A trip to Beijing isn't complete without sampling imperial cuisine, the food prepared for the Emperor back in the day and known for its refinement, complicated preparation and hard-to-obtain ingredients. On suggestion from both my cousin and a few expat locals, we found the perfect place to sample this Beijing specialty -- Li Jia Cai, a restaurant located in a traditional hutong. Hutongs are the old courtyard-style homes in Beijing that house multiple generations of families and are still peppered throughout the old parts of the city.
Li Jia Cai is a gem among the restaurants serving imperial cuisine in the city. Most places cater to tourists and shove in buses full of them in droves, tossing around platters of loose interpretations of the cuisine. Instead, Li Jia Cai operates out of the Li family's hutong, and family members themselves prepare and serve the food under the supervision of the family patriarch, a retired math professor who happens to have a passion for imperial cuisine. The hutong only has six tables available for one seating per night; the last one is at 7:30 each evening. Reservations have to be made weeks in advance, but when I called, it turns out the restaurant had a cancellation earlier that day, so by sheer luck, we were in.
The walk on the way to Li Jia Cai gives a glimpse of daily life in the hutong
Imperial cuisine is highlights just one ingredient and emphasizes quality over quantity, although from the looks of our meal, it didn't seem that low quantity would be an issue. The menus at Li Jia Cai are all set menus, but you can choose your set menu based on a price range from RMB 260 per person (around $38 USD) and upwards to RMB 2,000 (around $290). The prices increase based on the rarity of the ingredients, which include abalone and shark's fin on the upper range of set menus.
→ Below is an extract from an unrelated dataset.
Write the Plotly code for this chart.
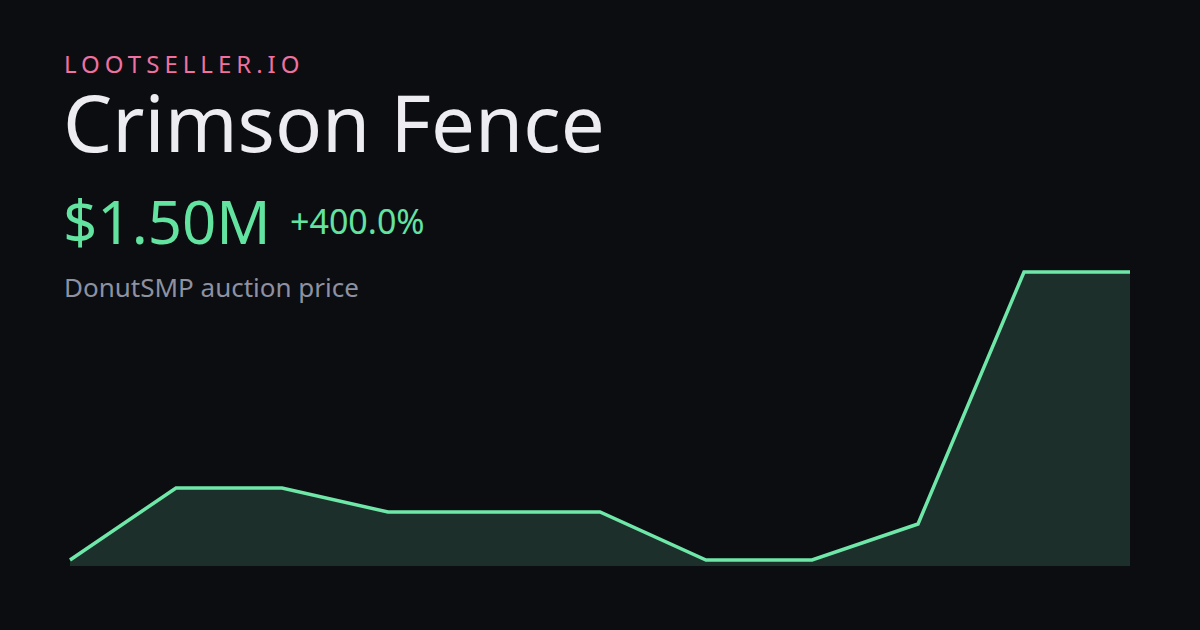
import plotly.graph_objects as go

# Data
periods = list(range(11))
prices_m = [0.30, 0.60, 0.60, 0.50, 0.50, 0.50, 0.30, 0.30, 0.45, 1.50, 1.50]
brand = "LOOTSELLER.IO"
item_name = "Crimson Fence"
price_label = "$1.50M"
change_label = "+400.0%"
subtitle = "DonutSMP auction price"

W, H = 1200, 630
L, R, T, B = 60, 60, 250, 64
plot_w = W - L - R
plot_h = H - T - B

BG = "#0b0d11"
LINE = "#6ee7a8"
FILL = "#1d2f2a"

fig = go.Figure()
fig.add_trace(go.Scatter(
    x=periods, y=prices_m, mode="lines",
    line=dict(color=LINE, width=3.5),
    fill="tozeroy", fillcolor=FILL,
    hoverinfo="skip",
))

def px_x(px):
    return (px - L) / plot_w

def px_y(py):
    return (H - B - py) / plot_h

def ann(text, px, baseline, size, color):
    fig.add_annotation(
        text=text, xref="paper", yref="paper",
        x=px_x(px), y=px_y(baseline - 0.388 * size), xanchor="left", yanchor="middle",
        align="left",
        showarrow=False, font=dict(family="Noto Sans", size=size, color=color),
    )

ann(brand, 62, 73, 24, "#f0719f")
ann(item_name, 61, 152, 78, "#ececf1")
ann(price_label, 61, 244, 60, "#63e3a0")
ann(change_label, 288, 234, 34, "#63e3a0")
ann(subtitle, 62, 297, 26, "#8d91a1")

fig.update_layout(
    width=W, height=H,
    margin=dict(l=L, r=R, t=T, b=B),
    paper_bgcolor=BG, plot_bgcolor=BG,
    showlegend=False,
    xaxis=dict(range=[-10 / 106, 10 + 10 / 106], visible=False, fixedrange=True),
    yaxis=dict(range=[0.275, 1.5 + 22 / 240], visible=False, fixedrange=True),
)

post = """
document.body.style.margin='0';
document.body.style.background='%s';
document.querySelectorAll('.annotation-text').forEach(function(t){
  if (t.textContent === '%s') { t.style.letterSpacing = '5px'; }
});
""" % (BG, brand)

fig.write_html("out.html", config={"displayModeBar": False}, post_script=post)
Every menu, regardless of which one you choose, starts with an array of cold dishes, including a boiled bok choy leaf wrapped around spicy mustard seeds, a simple carrot slaw with daikon, a pate made from green beans and this dish pictured above that's actually made from fermented mung beans (a small green bean popular in Asian cuisine). This dish was one of my favorites -- it was earthy and had a slightly gritty texture reminiscent of a good chicken liver pate. Drizzled with a bit of chili oil, it was a refreshing little bite.
The hot dishes also arrived on small plates meant to give each of the four of us one of whatever was being served up. My favorite was the tang chu pai gu, a braised sparerib in a sugar/vinegar sauce. The meat fell off the bone, and the sauce was delicate yet flavorful.
Throughout the night, every dish presented to us resonated that theme of elegant simplicity. The spareribs were just lightly sauced and highlighted the porkiness of the ribs. A fried chicken was lightly battered and presented cut into strips (pictured above) and accompanied with shreds of crispy flash-fried water spinach. The whole dish emphasized crunchiness, which presented in both the chicken and the spinach. The slightest hint of salt and pepper amplified the dish just perfectly.
Even the courtyard itself was understated -- just a few rooms in the hutong, with a narrow shared corridor. The simple setting for such highly evolved cuisine reinforced my belief that great food happens all over Asia in all sorts of unexpected places. All it takes is a little faith ... and a canceled reservation.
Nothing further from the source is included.